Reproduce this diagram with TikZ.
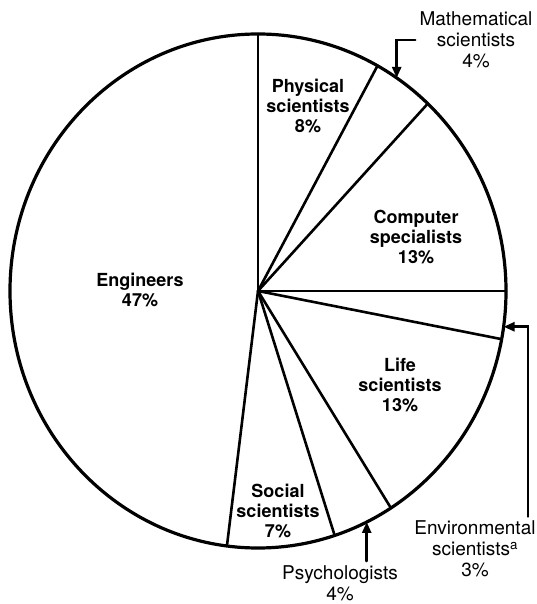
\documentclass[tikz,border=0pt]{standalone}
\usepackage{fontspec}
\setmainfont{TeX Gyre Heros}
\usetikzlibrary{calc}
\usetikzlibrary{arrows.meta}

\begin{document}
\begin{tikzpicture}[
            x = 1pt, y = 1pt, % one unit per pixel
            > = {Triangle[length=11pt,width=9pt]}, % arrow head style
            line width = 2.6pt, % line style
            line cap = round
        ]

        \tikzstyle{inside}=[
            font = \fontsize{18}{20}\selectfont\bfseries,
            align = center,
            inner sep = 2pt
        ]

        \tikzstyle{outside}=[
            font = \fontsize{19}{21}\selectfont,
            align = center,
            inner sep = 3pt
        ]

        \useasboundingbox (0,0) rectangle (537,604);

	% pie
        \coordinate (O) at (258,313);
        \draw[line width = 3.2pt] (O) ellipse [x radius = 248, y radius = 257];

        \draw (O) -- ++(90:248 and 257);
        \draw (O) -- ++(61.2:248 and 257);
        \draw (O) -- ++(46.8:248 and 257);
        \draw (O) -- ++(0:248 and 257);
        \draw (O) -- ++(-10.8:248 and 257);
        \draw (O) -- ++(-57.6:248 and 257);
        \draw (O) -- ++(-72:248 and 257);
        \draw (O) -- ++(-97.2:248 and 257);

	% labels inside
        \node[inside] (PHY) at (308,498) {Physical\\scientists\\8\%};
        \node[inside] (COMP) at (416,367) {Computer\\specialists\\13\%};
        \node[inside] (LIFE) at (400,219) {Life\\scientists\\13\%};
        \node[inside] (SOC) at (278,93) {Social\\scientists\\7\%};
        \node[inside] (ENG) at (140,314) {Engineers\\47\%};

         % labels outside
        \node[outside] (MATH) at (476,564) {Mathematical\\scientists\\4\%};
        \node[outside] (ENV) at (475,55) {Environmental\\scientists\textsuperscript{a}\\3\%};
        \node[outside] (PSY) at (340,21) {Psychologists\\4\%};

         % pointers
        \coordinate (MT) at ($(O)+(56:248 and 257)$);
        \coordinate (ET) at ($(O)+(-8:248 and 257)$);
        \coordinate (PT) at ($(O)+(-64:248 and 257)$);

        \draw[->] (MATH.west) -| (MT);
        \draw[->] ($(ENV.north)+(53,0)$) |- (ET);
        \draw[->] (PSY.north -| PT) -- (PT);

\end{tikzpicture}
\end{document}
***
To do: Skip the pictures, please, and transcribe only the lines from the beginning of the material through the one that contains "radius = 257];".

Task solution:
Reproduce this diagram with TikZ.
\documentclass[tikz,border=0pt]{standalone}
\usepackage{fontspec}
\setmainfont{TeX Gyre Heros}
\usetikzlibrary{calc}
\usetikzlibrary{arrows.meta}

\begin{document}
\begin{tikzpicture}[
            x = 1pt, y = 1pt, % one unit per pixel
            > = {Triangle[length=11pt,width=9pt]}, % arrow head style
            line width = 2.6pt, % line style
            line cap = round
        ]

        \tikzstyle{inside}=[
            font = \fontsize{18}{20}\selectfont\bfseries,
            align = center,
            inner sep = 2pt
        ]

        \tikzstyle{outside}=[
            font = \fontsize{19}{21}\selectfont,
            align = center,
            inner sep = 3pt
        ]

        \useasboundingbox (0,0) rectangle (537,604);

	% pie
        \coordinate (O) at (258,313);
        \draw[line width = 3.2pt] (O) ellipse [x radius = 248, y radius = 257];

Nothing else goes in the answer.